Sans grande surprise, Monsieur Lazhar est ressorti grand vainqueur de la 14e Soirée des Jutra en remportant pas moins de sept trophées. L'excellent film de Philippe Falardeau, qui avait déjà recueilli six prix Génie à Toronto il y a trois jours, a non seulement triomphé dans les trois catégories les plus prestigieuses (film, réalisation, scénario), mais il a aussi valu un laurier à deux de ses jeunes acteurs, Sophie Nélisse et Émilien Néron, dans les catégories des rôles de soutien. La partition musicale de Martin Léon fut aussi plébiscitée. Monsieur Lazhar s'est également distingué du côté technique dans la catégorie du son.

«Il y a cinq ou six ans, on me prenait pour le fils de Pierre; aujourd'hui, dans la rue, on me dit "bonjour, M. Villeneuve"; peut-être que demain, on va enfin me dire "félicitations, Monsieur Lazhar"!», a déclaré Philippe Falardeau avec son humour habituel. Au cours de la soirée, il a aussi marqué sa reconnaissance envers La course destination monde, pendant laquelle il a trouvé sa vocation de réalisateur.

Le Jutra du meilleur acteur a été attribué à Gilbert Sicotte. L'acteur, qui a trouvé l'un des plus beaux rôles de sa vie dans Le Vendeur, a d'ailleurs reçu une ovation très méritée. Sous des applaudissements nourris, l'interprète de Marcel Lévesque, vendeur d'automobiles du très beau film de Sébastien Pilote, n'a pas caché sa joie. «Là, j'avais le goût de ce Jutra-là. Mon premier! Je n'ose pas dire que c'est le rôle de ma vie parce que je veux en faire d'autres!»

Trois prix pour Café de Flore


Malgré une faible représentation dans les catégories de pointe, Café de Flore a néanmoins tiré son épingle du jeu. Vanessa Paradis, vibrante dans le rôle de la mère d'un enfant trisomique dans le Paris des années 60, a obtenu le Jutra de la meilleure actrice. La star n'était toutefois pas à Montréal pour cueillir son trophée. Le film de Jean-Marc Vallée a aussi valu à Patrice Vermette le Jutra de la meilleure direction artistique, et à Pierre Cottereau celui de la meilleure direction photo.

Gerry, drame biographique sur Gerry Boulet, s'est inscrit au tableau d'honneur dans deux catégories (maquillages et coiffure). Deux autres productions ont eu droit à un trophée chacun.
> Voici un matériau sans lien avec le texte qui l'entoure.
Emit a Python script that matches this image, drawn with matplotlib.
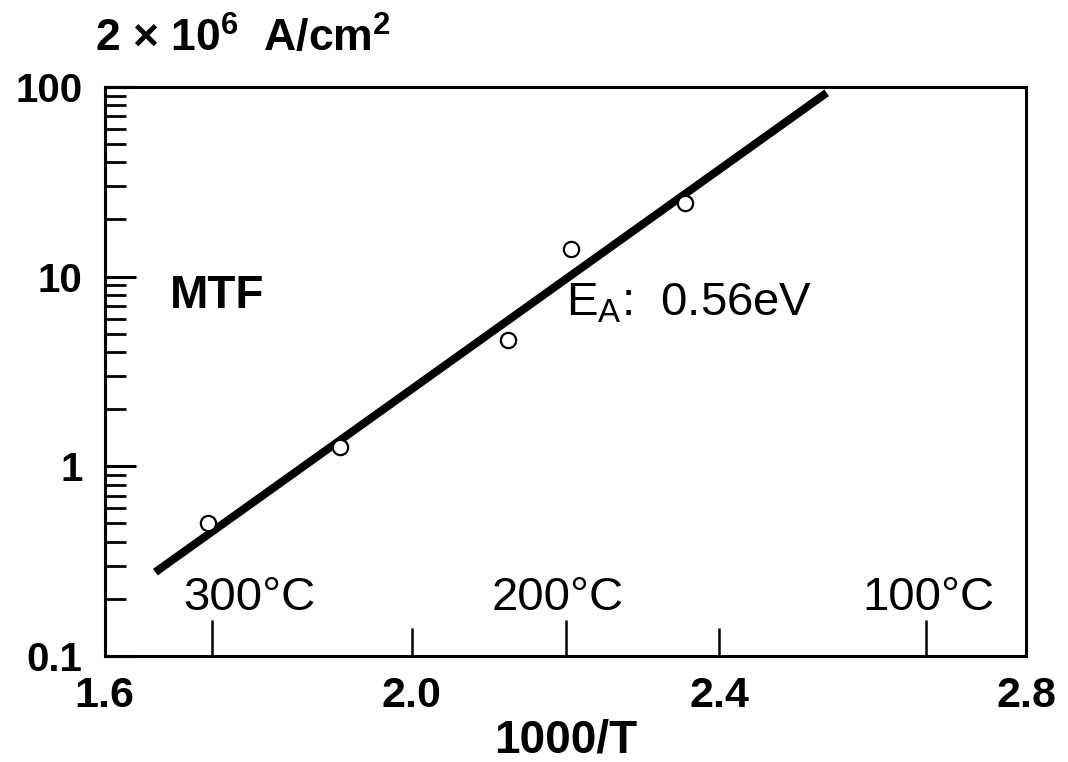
import matplotlib
matplotlib.use('Agg')
import matplotlib.pyplot as plt
import numpy as np

plt.rcParams['font.family'] = ['Liberation Sans', 'DejaVu Sans']
plt.rcParams['mathtext.fontset'] = 'custom'
plt.rcParams['mathtext.rm'] = 'Liberation Sans'
plt.rcParams['mathtext.it'] = 'Liberation Sans:italic'
plt.rcParams['mathtext.bf'] = 'Liberation Sans:bold'

# measured points (1000/T, current density in units of 2e6 A/cm2)
inv_T = [1.734, 1.907, 2.125, 2.207, 2.355]
mtf = [0.50, 1.26, 4.65, 14.0, 24.5]

# fitted line end points
fit_x = [1.666, 2.540]
fit_y = [0.277, 93.0]

x_ticks = [1.6, 2.0, 2.4, 2.8]
x_labels = ['1.6', '2.0', '2.4', '2.8']
y_ticks = [0.1, 1, 10, 100]
y_labels = ['0.1', '1', '10', '100']
temp_pos = [1.74, 2.2, 2.67]
temp_text_x = [1.789, 2.19, 2.673]
temp_labels = ['300°C', '200°C', '100°C']

fig = plt.figure(figsize=(10.68, 7.62), dpi=100)
ax = fig.add_axes([0.098, 0.139, 0.863, 0.747])

ax.plot(fit_x, fit_y, color='k', lw=5.8, solid_capstyle='butt')
ax.plot(inv_T, mtf, ls='none', marker='o', ms=11, mfc='white', mec='k', mew=1.6)

ax.set_yscale('log')
ax.set_xlim(1.6, 2.8)
ax.set_ylim(0.1, 100)

ax.set_xticks(x_ticks)
ax.set_xticklabels(x_labels, fontsize=31, fontweight='bold')
ax.set_xticks(temp_pos, minor=True)
ax.tick_params(axis='x', which='major', direction='in', length=20, width=1.8, pad=14)
ax.tick_params(axis='x', which='minor', direction='in', length=26, width=1.8)

ax.set_yticks(y_ticks)
ax.set_yticklabels(y_labels, fontsize=29, fontweight='bold')
ax.yaxis.set_minor_locator(matplotlib.ticker.LogLocator(base=10, subs=np.arange(2, 10)))
ax.yaxis.set_minor_formatter(matplotlib.ticker.NullFormatter())
ax.tick_params(axis='y', which='major', direction='in', length=22, width=2.2, pad=16)
ax.tick_params(axis='y', which='minor', direction='in', length=15, width=2.0)

for s in ax.spines.values():
    s.set_linewidth(2.2)

for xp, t in zip(temp_text_x, temp_labels):
    ax.text(xp, 0.155, t, fontsize=34, ha='center', va='bottom')

ax.text(1.685, 7.9, 'MTF', fontsize=33, fontweight='bold', va='center')
ax.text(2.2, 7.2, r'E$_{\mathrm{A}}$:  0.56eV', fontsize=34, va='center')

ax.set_xlabel('1000/T', fontsize=33, fontweight='bold', labelpad=2)
fig.text(0.089, 0.932, r'2 × 10$^{\mathbf{6}}$  A/cm$^{\mathbf{2}}$', fontsize=32,
         fontweight='bold', va='baseline')

fig.savefig('out.png', dpi=100)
Pour l'amour de Dieu (Micheline Lanctôt) est reparti avec le Jutra des meilleurs costumes; et Snow and Ashes (Charles-Olivier Michaud), avec celui du meilleur montage.

Du côté des catégories plus spécialisées, où les lauréats sont choisis par des jurys distincts plutôt que par l'ensemble des votants, Ce coeur qui bat (Philippe Lesage) fut élu meilleur documentaire; Trotteur (Arnaud Brisebois et Francis Leclerc), meilleur court ou moyen métrage; et Dimanche (Patrick Doyon), finaliste déçu aux Oscars, meilleur film d'animation.

Rien pour Coteau rouge

Le grand perdant de la soirée fut sans contredit Coteau rouge. Malgré ses huit nominations, la comédie sociale film d'André Forcier a dû se contenter d'une participation. Starbuck, l'un des deux seuls films à avoir été finaliste dans les trois catégories de pointe (l'autre étant Monsieur Lazhar, bien sûr), rentre bredouille aussi. Ken Scott et ses producteurs peuvent toutefois se vanter d'avoir obtenu le Billet d'or, remis au film ayant attiré le plus de spectateurs dans les salles. Le producteur André Rouleau a d'ailleurs profité de l'occasion pour en appeler au maintien des sommes allouées au cinéma et à la culture par le gouvernement fédéral.

Incendies, grand lauréat l'an dernier, termine sa carrière en mettant la main sur le Jutra du film s'étant le plus illustré à l'extérieur de nos frontières. On peut d'ores et déjà parier sur les chances de Monsieur Lazhar d'obtenir ce prix l'an prochain.

Animée avec brio par Sylvie Moreau et Yves Pelletier, la 14e Soirée des Jutra fut aussi marquée par l'attribution d'un Jutra-Hommage à Paule Baillargeon. Très émue, la «femme guerrière» (très beau laïus d'Anaïs Barbeau-Lavalette) a tenu à honorer la mémoire de Claude Jutra. «Nous sommes les gardiens de sa mémoire, lui qui l'avait perdue et qui en a été si profondément affligé.»